─── Data supplied

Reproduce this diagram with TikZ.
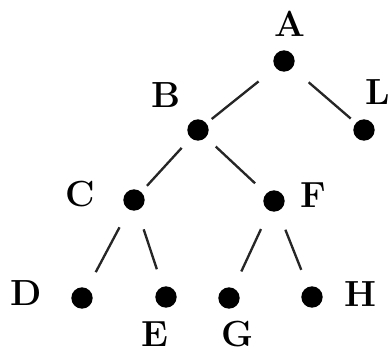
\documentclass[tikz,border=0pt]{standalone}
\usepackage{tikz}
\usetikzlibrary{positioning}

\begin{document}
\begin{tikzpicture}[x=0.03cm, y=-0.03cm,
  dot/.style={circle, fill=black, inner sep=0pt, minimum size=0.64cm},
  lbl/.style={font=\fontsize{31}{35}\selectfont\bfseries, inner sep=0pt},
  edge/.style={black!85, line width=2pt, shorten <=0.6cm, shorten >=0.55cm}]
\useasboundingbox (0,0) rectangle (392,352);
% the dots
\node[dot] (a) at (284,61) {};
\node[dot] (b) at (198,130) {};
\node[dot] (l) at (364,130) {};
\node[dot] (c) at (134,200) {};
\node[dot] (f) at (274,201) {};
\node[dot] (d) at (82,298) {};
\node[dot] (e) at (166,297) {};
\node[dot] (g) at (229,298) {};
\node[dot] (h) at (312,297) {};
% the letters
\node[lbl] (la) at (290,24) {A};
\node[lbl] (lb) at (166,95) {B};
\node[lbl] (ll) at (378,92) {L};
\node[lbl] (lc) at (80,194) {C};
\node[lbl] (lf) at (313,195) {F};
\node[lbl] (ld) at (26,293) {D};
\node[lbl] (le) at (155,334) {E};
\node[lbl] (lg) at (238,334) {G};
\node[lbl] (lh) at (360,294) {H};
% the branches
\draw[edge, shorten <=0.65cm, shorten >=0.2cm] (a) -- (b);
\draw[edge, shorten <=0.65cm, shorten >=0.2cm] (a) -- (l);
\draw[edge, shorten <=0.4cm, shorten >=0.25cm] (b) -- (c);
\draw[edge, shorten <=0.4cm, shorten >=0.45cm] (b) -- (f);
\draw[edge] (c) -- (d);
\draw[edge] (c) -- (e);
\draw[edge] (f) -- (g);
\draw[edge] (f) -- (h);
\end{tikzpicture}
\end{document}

──────
─── Data supplied

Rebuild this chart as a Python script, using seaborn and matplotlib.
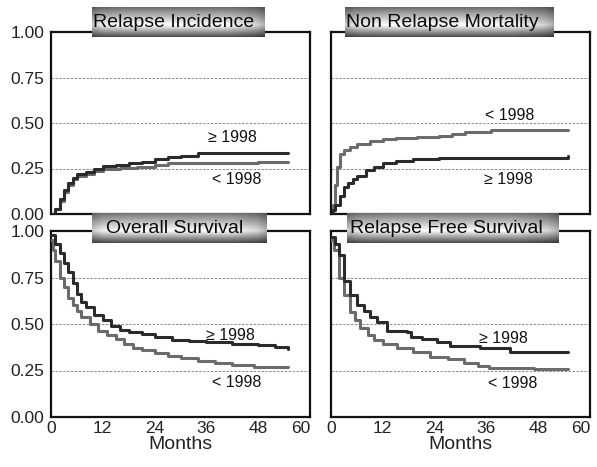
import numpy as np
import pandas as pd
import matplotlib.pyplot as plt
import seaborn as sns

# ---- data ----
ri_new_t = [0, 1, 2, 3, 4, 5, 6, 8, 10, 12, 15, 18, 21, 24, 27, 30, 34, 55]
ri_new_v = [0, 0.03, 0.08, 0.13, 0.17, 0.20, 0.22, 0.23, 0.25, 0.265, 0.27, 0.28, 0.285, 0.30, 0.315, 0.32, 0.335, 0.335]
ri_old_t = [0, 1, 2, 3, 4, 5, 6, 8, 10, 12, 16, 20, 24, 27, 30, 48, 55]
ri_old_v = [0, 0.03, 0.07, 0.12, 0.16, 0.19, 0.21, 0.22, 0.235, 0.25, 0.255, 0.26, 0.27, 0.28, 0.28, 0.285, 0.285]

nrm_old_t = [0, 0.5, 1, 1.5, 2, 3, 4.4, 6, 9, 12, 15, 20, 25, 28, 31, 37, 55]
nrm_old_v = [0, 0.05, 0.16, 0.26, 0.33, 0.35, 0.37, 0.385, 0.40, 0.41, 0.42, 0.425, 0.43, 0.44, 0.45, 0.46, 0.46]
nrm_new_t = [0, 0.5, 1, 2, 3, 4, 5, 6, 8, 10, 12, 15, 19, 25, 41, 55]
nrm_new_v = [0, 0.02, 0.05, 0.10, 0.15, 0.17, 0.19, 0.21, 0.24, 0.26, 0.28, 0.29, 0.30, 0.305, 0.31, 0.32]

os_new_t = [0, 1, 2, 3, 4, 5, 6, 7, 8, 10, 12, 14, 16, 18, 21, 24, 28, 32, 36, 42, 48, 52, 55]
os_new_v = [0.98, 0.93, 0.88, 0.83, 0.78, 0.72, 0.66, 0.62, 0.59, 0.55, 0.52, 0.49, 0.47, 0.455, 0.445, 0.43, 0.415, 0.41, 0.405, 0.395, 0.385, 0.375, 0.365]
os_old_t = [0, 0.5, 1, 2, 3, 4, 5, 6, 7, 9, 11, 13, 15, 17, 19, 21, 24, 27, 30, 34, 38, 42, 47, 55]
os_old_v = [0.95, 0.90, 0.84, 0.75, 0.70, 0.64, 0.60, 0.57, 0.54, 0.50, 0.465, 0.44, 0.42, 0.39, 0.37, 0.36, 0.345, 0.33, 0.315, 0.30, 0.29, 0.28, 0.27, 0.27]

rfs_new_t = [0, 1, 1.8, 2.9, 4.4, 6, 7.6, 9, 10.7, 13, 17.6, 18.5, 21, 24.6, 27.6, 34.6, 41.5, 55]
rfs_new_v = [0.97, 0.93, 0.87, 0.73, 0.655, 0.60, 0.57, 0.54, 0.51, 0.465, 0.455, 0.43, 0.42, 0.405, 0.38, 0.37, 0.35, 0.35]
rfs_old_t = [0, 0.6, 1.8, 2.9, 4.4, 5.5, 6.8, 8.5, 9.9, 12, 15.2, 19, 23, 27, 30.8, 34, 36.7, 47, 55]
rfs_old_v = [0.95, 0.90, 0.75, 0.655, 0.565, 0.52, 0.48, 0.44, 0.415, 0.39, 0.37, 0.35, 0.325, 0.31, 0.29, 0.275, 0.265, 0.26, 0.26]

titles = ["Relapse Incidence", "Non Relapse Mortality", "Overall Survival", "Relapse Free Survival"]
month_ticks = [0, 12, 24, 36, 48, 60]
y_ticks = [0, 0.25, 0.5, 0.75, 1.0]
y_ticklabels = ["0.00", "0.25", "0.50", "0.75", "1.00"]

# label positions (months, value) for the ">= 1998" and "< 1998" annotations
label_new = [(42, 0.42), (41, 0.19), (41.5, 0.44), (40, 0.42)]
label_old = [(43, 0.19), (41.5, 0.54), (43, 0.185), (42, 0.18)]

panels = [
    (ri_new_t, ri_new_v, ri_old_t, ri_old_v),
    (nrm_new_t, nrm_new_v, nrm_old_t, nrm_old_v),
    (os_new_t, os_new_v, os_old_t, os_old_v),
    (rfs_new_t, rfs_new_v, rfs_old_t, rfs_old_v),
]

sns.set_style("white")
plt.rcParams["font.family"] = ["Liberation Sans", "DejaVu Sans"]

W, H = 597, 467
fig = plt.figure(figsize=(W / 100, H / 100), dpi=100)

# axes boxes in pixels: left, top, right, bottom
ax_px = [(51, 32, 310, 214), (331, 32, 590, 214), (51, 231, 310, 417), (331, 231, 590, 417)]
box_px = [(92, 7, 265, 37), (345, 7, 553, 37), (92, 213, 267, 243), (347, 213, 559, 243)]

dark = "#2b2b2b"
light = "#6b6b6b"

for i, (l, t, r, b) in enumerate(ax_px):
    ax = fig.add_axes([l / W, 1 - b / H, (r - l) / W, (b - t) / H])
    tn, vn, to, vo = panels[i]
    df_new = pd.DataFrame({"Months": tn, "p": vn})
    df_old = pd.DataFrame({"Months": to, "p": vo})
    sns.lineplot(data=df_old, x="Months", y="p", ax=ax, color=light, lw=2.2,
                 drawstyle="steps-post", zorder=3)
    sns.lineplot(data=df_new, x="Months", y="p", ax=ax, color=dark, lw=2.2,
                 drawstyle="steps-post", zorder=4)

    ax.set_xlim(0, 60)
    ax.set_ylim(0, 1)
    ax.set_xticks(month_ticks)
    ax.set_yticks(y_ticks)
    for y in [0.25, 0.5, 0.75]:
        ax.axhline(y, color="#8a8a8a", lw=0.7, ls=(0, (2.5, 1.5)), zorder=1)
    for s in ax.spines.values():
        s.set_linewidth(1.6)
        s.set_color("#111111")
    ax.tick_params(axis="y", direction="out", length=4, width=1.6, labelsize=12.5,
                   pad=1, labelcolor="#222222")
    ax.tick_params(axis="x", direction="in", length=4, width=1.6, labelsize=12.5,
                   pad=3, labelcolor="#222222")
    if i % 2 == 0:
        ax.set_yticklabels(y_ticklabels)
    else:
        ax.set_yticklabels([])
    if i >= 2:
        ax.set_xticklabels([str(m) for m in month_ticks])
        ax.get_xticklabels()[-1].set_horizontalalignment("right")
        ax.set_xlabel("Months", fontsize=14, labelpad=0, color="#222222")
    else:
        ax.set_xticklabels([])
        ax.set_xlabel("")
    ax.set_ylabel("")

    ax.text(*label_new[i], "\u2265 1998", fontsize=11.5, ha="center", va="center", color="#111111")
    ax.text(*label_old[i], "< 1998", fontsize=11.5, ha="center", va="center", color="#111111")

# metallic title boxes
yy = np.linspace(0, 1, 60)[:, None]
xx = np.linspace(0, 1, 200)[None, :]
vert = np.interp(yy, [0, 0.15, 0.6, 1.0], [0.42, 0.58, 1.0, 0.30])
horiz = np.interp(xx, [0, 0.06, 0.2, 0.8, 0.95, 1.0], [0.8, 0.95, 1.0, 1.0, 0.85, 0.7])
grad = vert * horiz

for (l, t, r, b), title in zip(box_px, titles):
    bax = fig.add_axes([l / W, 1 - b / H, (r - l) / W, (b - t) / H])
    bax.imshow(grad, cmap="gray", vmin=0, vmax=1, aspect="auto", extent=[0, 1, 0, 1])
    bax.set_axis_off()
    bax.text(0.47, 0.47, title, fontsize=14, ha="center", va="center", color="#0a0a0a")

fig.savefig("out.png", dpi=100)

──────

Challenge -> From the records above, copy exactly the lines starting at the one with "Rebuild this chart" and ending at the one with "import seaborn as sns", and no others. Pictures stay out.

Response to this exercise ->
Rebuild this chart as a Python script, using seaborn and matplotlib.
import numpy as np
import pandas as pd
import matplotlib.pyplot as plt
import seaborn as sns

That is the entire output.